2. It's not good that an app is asking for this permission.

For #2, I'm not sure, but think the issue might be that Apple's system doesn't allow for sufficiently fine-grained permissions. Certainly that has been a repeated problem for other apps, as Apple has tried to improve end-user security.

Binding a hot-key to an action shouldn't require knowing anything about the stream of characters that a user is typing.
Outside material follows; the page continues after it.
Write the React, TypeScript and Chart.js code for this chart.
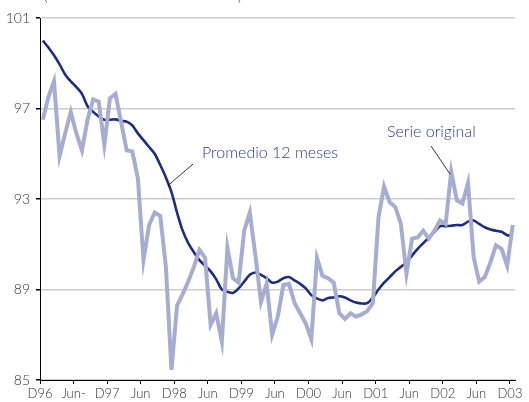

But when the permission model isn't specific enough, that's what you get.

I think Apple's approach is mostly good (being able to listen to keystrokes without permission is very bad), but it has some costs.


I had this same problem, trying to provide PTT to an overlay object, but was freaking users out about permissions.

If anyone has a good solution, I'd appreciate to hear it(I just dropped the feature <- then 3 months later shut the project down and only use it for me now haha).


I suspect this is a UI decision rather than "we would like to spy". Say you're a person who wants to use Discord's special key commands (from other comments "push to talk" and similar?), then Discord can have a dialog that says "would you like to do this?" which is then followed by the linked dialog, or they can just use the OS dialog (to avoid double-dialog to the user). It seems that they've gone for the latter, but I think I've seen this which means they haven't done even the most basic usage gating (I've never used any kind of audio in discord, so PTT etc shouldn't be being attempted).

You could reasonably argue that this is an API shortcoming on macOS - there's no real way that I'm aware of to add a global key handler outside of accessibility APIs, and those APIs basically just let you do nothing or listen to everything and then filter the events in your app.